Pathways, the CUNY administration’s controversial system-wide general education plan, is supposed to be in place by this fall, but meeting that goal may prove difficult.

Yesterday the College Senate at LaGuardia Community College in Queens — a joint student-faculty governance body — voted 23 to 7 to declare a moratorium on Pathways implementation, making LaGuardia the latest in a string of colleges to either decline to approve Pathways courses or actively declare their refusal to do so.

Last fall an administrator at Queensborough Community College was forced to back down from and apologize for a threat to dismantle the QCC English Department — canceling job searches, firing adjuncts, and eliminating full-time positions — in response to the department’s refusal to accept a Pathways plan to cut contact hours (and, as a result, faculty pay) for composition courses.

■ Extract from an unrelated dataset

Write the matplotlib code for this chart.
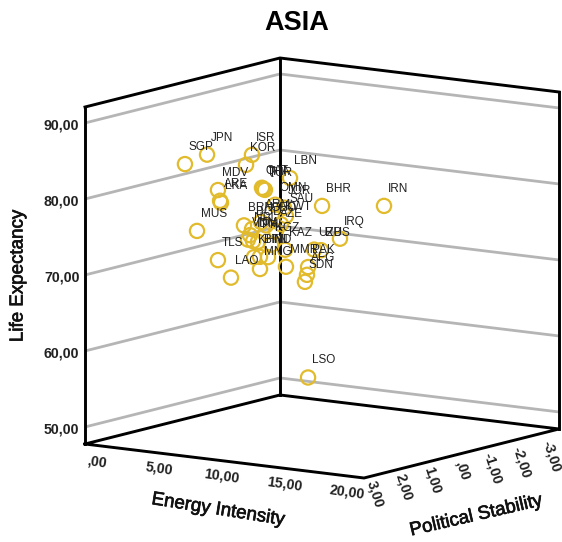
import matplotlib
matplotlib.use('Agg')
import matplotlib.pyplot as plt
import matplotlib.patheffects as pe
import numpy as np

plt.rcParams['font.family'] = ['Liberation Sans', 'DejaVu Sans']

# data
codes = ['SGP','JPN','ISR','KOR','MDV','ARE','LKA','MUS','TLS','LAO','LBN','TUR','THA','QAT','OMN','JOR',
         'SAU','KWT','BHR','IRN','IRQ','LSO','BRN','BGD','AZE','ARM','GEO','IDN','PHL','KGZ','KAZ','KHM',
         'BTN','IND','MNG','MMR','PAK','AFG','SDN','UZB','RUS','VNM','NPL']
energy = [3.67,4.09,2.65,5.02,3.24,4.09,2.76,3.37,2.54,4.64,3.98,3.58,3.91,7.56,7.80,5.88,
          6.25,7.29,8.84,10.95,5.93,9.00,7.20,2.89,5.30,5.63,5.05,3.66,2.85,4.95,7.58,4.89,
          6.72,3.80,6.72,4.62,3.41,3.10,4.35,7.80,8.53,5.16,3.67]
stability = [1.5,1.0,-1.0,0.2,0.3,0.6,0.0,1.0,0.0,0.5,-1.6,-1.0,-0.8,0.8,0.5,-0.6,
             -0.5,0.1,-0.5,-1.5,-2.3,0.0,1.2,-0.9,-0.6,0.0,-0.4,-0.6,-1.1,-0.6,0.1,-0.1,
             0.5,-1.0,0.5,-1.2,-2.4,-2.5,-1.9,-0.7,-0.6,0.2,-0.5]
life = [83.8,84.6,82.1,82.6,79.0,78.1,76.9,74.4,69.3,68.0,78.7,77.7,78.1,80.8,78.3,76.3,
        75.4,75.2,77.3,76.7,70.4,55.3,76.2,72.5,73.1,75.0,74.0,71.4,70.6,71.2,71.9,70.1,
        71.2,68.9,69.6,67.6,66.0,64.8,64.8,71.1,71.3,72.8,72.3]

x_ticks = [0, 5, 10, 15, 20]
x_tick_labels = [',00', '5,00', '10,00', '15,00', '20,00']
s_ticks = [3, 2, 1, 0, -1, -2, -3]
s_tick_labels = ['3,00', '2,00', '1,00', ',00', '-1,00', '-2,00', '-3,00']
y_ticks = [50, 60, 70, 80, 90]
y_tick_labels = ['50,00', '60,00', '70,00', '80,00', '90,00']

L_MIN = 47.76
L_MAX = 92.1


# oblique projection of the box onto the picture
def project(e, s, l):
    e = np.asarray(e, dtype=float)
    s = np.asarray(s, dtype=float)
    l = np.asarray(l, dtype=float)
    u = 3 - s
    px = 85 + 13.95 * e + 32.5 * u
    py = 444 + 1.7 * e - 8.17 * u - (l - L_MIN) * 7.6
    return px, py


fig = plt.figure(figsize=(5.62, 5.42), dpi=100)
ax = fig.add_axes([0, 0, 1, 1])
ax.set_xlim(0, 562)
ax.set_ylim(542, 0)
ax.axis('off')

# grid on the two back walls
for l in y_ticks:
    px, py = project([0, 0, 20], [3, -3, -3], [l, l, l])
    ax.plot(px, py, color='#b5b5b5', lw=2.0, zorder=1, solid_capstyle='butt')

# box frame
frame = dict(color='black', lw=2.1, zorder=2, solid_joinstyle='miter')
px, py = project([0, 20, 20, 0, 0], [3, 3, -3, -3, 3], [L_MIN] * 5)
ax.plot(px, py, **frame)
px, py = project([0, 0, 20], [3, -3, -3], [L_MAX] * 3)
ax.plot(px, py, **frame)
for e, s in [(0, 3), (0, -3), (20, -3)]:
    px, py = project([e, e], [s, s], [L_MIN, L_MAX])
    ax.plot(px, py, **frame)

# points
px, py = project(energy, stability, life)
ax.scatter(px, py, s=105, facecolors='none', edgecolors='#e2bb2c', linewidths=1.6, zorder=3)
for code, a, b in zip(codes, px, py):
    ax.text(a + 4, b - 17, code, fontsize=8.5, color='#222222', ha='left', va='center', zorder=4)

# tick labels
for l, lab in zip(y_ticks, y_tick_labels):
    a, b = project(0, 3, l)
    ax.text(a - 5.5, b + 3, lab, fontsize=10.2, fontweight='bold', color='#222222', ha='right', va='center')

x_off = [(12, 18), (4, 15.5), (-2.5, 15), (-10, 14.5), (-17, 14)]
for e, lab, off in zip(x_ticks, x_tick_labels, x_off):
    a, b = project(e, 3, L_MIN)
    ax.text(a + off[0], b + off[1], lab, fontsize=10.2, fontweight='bold', color='#222222',
            ha='center', va='center', rotation=-8, rotation_mode='anchor')

s_off = [(11, 16), (7.5, 17), (4, 18), (0.5, 16.5), (-1, 22.7), (-4.5, 25), (-7.5, 27)]
for s, lab, off in zip(s_ticks, s_tick_labels, s_off):
    a, b = project(20, s, L_MIN)
    ax.text(a + off[0], b + off[1], lab, fontsize=10.2, fontweight='bold', color='#222222',
            ha='center', va='center', rotation=-72, rotation_mode='anchor')

# titles
heavy = [pe.withStroke(linewidth=0.5, foreground='#111111')]
ax.text(297, 23, 'ASIA', fontsize=19.5, fontweight='bold', ha='center', va='center')
ax.text(18, 276, 'Life Expectancy', fontsize=13.5, color='#111111', ha='center', va='center', rotation=90,
        path_effects=heavy)
ax.text(218, 510, 'Energy Intensity', fontsize=13.5, color='#111111', ha='center', va='center',
        rotation=-9, rotation_mode='anchor', path_effects=heavy)
ax.text(476, 516, 'Political Stability', fontsize=13.5, color='#111111', ha='center', va='center',
        rotation=13, rotation_mode='anchor', path_effects=heavy)

fig.savefig('out.png', dpi=100)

Faculty opposition to Pathways gained national attention in January when the delegate assembly of the Modern Language Association voted by an overwhelming margin to declare that CUNY’s attempts to implement Pathways had violated faculty rights and established principles of university governance.

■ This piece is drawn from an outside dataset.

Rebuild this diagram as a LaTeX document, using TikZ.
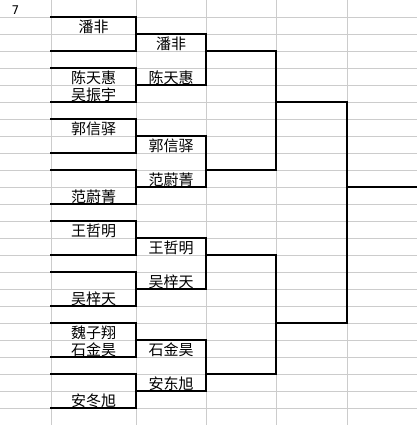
\documentclass[tikz,border=0pt]{standalone}
\usepackage{fontspec}
\newfontfamily\cjk{Noto Sans CJK SC}
\newfontfamily\digitfont{DejaVu Sans}
\begin{document}
\begin{tikzpicture}[x=1bp,y=-1bp,
  gridline/.style={draw=black!20, line width=0.9bp},
  bracket/.style={draw=black, line width=1.1bp, line cap=rect},
  player/.style={inner sep=0pt, font=\cjk\fontsize{15bp}{16bp}\selectfont},
  numlabel/.style={inner sep=0pt, font=\digitfont\fontsize{12bp}{14bp}\selectfont}]
\useasboundingbox (0,0) rectangle (417,425);
% grid
\foreach \k in {1,...,24} \draw[gridline] (0,17*\k) -- (417,17*\k);
\foreach \x in {51,136,206,276,347} \draw[gridline] (\x,0) -- (\x,425);
% label
\node[numlabel] (num) at (15.5,10) {7};
% round 1 names (column 2)
\node[player] (a1) at (93.5,26.5) {潘非};
\node[player] (a2) at (93.5,77.5) {陈天惠};
\node[player] (a3) at (93.5,94.5) {吴振宇};
\node[player] (a4) at (93.5,128.5) {郭信驿};
\node[player] (a5) at (93.5,196.5) {范蔚菁};
\node[player] (a6) at (93.5,230.5) {王哲明};
\node[player] (a7) at (93.5,298.5) {吴梓天};
\node[player] (a8) at (93.5,332.5) {魏子翔};
\node[player] (a9) at (93.5,349.5) {石金昊};
\node[player] (a10) at (93.5,400.5) {安冬旭};
% round 2 names (column 3)
\node[player] (b1) at (171,43.5) {潘非};
\node[player] (b2) at (171,77.5) {陈天惠};
\node[player] (b3) at (171,145.5) {郭信驿};
\node[player] (b4) at (171,179.5) {范蔚菁};
\node[player] (b5) at (171,247.5) {王哲明};
\node[player] (b6) at (171,281.5) {吴梓天};
\node[player] (b7) at (171,349.5) {石金昊};
\node[player] (b8) at (171,383.5) {安东旭};
% brackets column 2
\foreach \t/\b in {17/51,68/102,119/153,170/204,221/255,272/306,323/357,374/408}
  \draw[bracket] (51,\t) -- (136,\t) -- (136,\b) -- (51,\b);
% brackets column 3
\foreach \t/\b in {34/85,136/187,238/289,340/391}
  \draw[bracket] (136,\t) -- (206,\t) -- (206,\b) -- (136,\b);
% brackets column 4
\foreach \t/\b in {51/170,255/374}
  \draw[bracket] (206,\t) -- (276,\t) -- (276,\b) -- (206,\b);
% bracket column 5
\draw[bracket] (276,102) -- (347,102) -- (347,323) -- (276,323);
% final line
\coordinate (fin) at (417,187);
\draw[bracket] (347,187) -- (fin);
\end{tikzpicture}
\end{document}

Though the CUNY general counsel asserts that the Board of Trustees “has clear and final authority to adopt academic policy … and to direct the Chancellor to implement it,” a January letter to the CUNY administration from the American Association of University Professors notes that “no campus-level faculty governance body has supported the process or endorsed” the Pathways plan, and that in fact “faculty bodies at virtually all of the [CUNY] senior colleges” have “adopted resolutions opposed to the project.”

While not taking a position on the legal ramifications of a decision to move forward with Pathways in the face of such opposition, the AAUP expressed the opinion that it would  “run counter to generally accepted standards of governance.”